Without additional specification a bunch of files shall be created under EasyExtend/langlets/mystmts/ .

ii) Open mystmts/parsedef/Grammar.ext and add following lines

small_stmt: (expr_stmt | print_stmt  | del_stmt | pass_stmt | flow_stmt |
             import_stmt | global_stmt | exec_stmt | assert_stmt | my_stmt )

my_stmt: 'mystatement' expr

This is sufficient to define the syntax of your new statement. The small_stmt non-terminal is part of the Python grammar and it's the place where the new statement is hooked in. The parser will now recognize the new statement i.e. a source file containing it will be parsed. The compiler will reject it though because it still has to be transformed into valid Python.

iii) Now one has to add semantics of the statement.
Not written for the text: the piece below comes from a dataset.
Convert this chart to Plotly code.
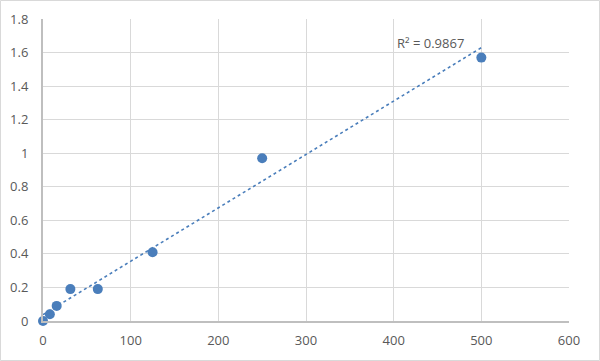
import numpy as np
import plotly.graph_objects as go

conc = [0, 7.8, 15.6, 31.25, 62.5, 125, 250, 500]
od = [0.0, 0.04, 0.09, 0.19, 0.19, 0.41, 0.97, 1.57]
r2_label = "R² = 0.9867"
x_ticks = [0, 100, 200, 300, 400, 500, 600]
y_ticks = [0, 0.2, 0.4, 0.6, 0.8, 1.0, 1.2, 1.4, 1.6, 1.8]
y_tick_text = ["0", "0.2", "0.4", "0.6", "0.8", "1", "1.2", "1.4", "1.6", "1.8"]

slope, intercept = np.polyfit(conc, od, 1)
trend_x = [min(conc), max(conc)]
trend_y = [slope * v + intercept for v in trend_x]

color = "#4a7ebb"
fig = go.Figure()
fig.add_trace(go.Scatter(x=trend_x, y=trend_y, mode="lines",
                         line=dict(color=color, width=1.6, dash="dot"),
                         hoverinfo="skip", showlegend=False, cliponaxis=False))
fig.add_trace(go.Scatter(x=conc, y=od, mode="markers",
                         marker=dict(color=color, size=10),
                         showlegend=False, cliponaxis=False))
fig.add_annotation(x=402, y=1.655, text=r2_label, showarrow=False,
                   xanchor="left", yanchor="middle",
                   font=dict(family="Open Sans", size=13, color="#595959"))

fig.update_layout(
    width=600, height=361,
    margin=dict(l=43, r=31, t=19, b=40),
    paper_bgcolor="white", plot_bgcolor="white",
    font=dict(family="Open Sans", size=13, color="#595959"),
    xaxis=dict(range=[0, 600], tickvals=x_ticks, showgrid=True,
               gridcolor="#d9d9d9", gridwidth=1, zeroline=False,
               showline=True, linecolor="#bfbfbf", linewidth=2,
               ticks="", ticklabelstandoff=6, fixedrange=True, automargin=False),
    yaxis=dict(range=[0, 1.8], tickvals=y_ticks, ticktext=y_tick_text,
               showgrid=True, gridcolor="#d9d9d9", gridwidth=1,
               zeroline=False, showline=True, linecolor="#bfbfbf",
               linewidth=2, ticks="", ticklabelstandoff=10, fixedrange=True,
               automargin=False),
    shapes=[dict(type="rect", xref="paper", yref="paper",
                 x0=-42.5/526, x1=1+30.5/526, y0=-39.5/302, y1=1+18.5/302,
                 line=dict(color="#d9d9d9", width=1))],
)
fig.write_html("out.html", config={"displayModeBar": False},
               post_script="document.body.style.margin='0';document.body.style.overflow='hidden';")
For this one has to edit msytmts/langlet.py and add a my_stmt node visitor.

 def call_my_stmt(expression):
     "defines behaviour for my_stmt"
     print "my stmt called with", expression

 class LangletTransformer(Transformer):
       @transform
       def my_stmt(self, node):
           _expr = find_node(node, symbol.expr)
           return any_stmt(CST_CallFunc("call_my_stmt", [_expr]))

 __publish__ = ["call_my_stmt"]

iv) cd to langlets/mystmts and type

python run_mystmts.py

Now a session shall be started and the newly defined statement can be used:

__________________________________________________________________________________

 mystmts

 On Python 2.5.1 (r251:54863, Apr 18 2007, 08:51:08) [MSC v.1310 32 bit (Intel)]
 __________________________________________________________________________________

 my> mystatement 40+2
 my stmt called with 42

Quite a few steps to come to a trivial statement, right? There isn't an API yet that lets one define simple things without having to care about grammars. But EE is very reliable modulo some bugs. So it's just a matter of time that an API emerges that lets programmers define convenient stuff like infix operators or small statements using just convenient OO programming. For more complex things like embedding whole languages in Python by means of building a langlet there is no way of going around a full grammar approach.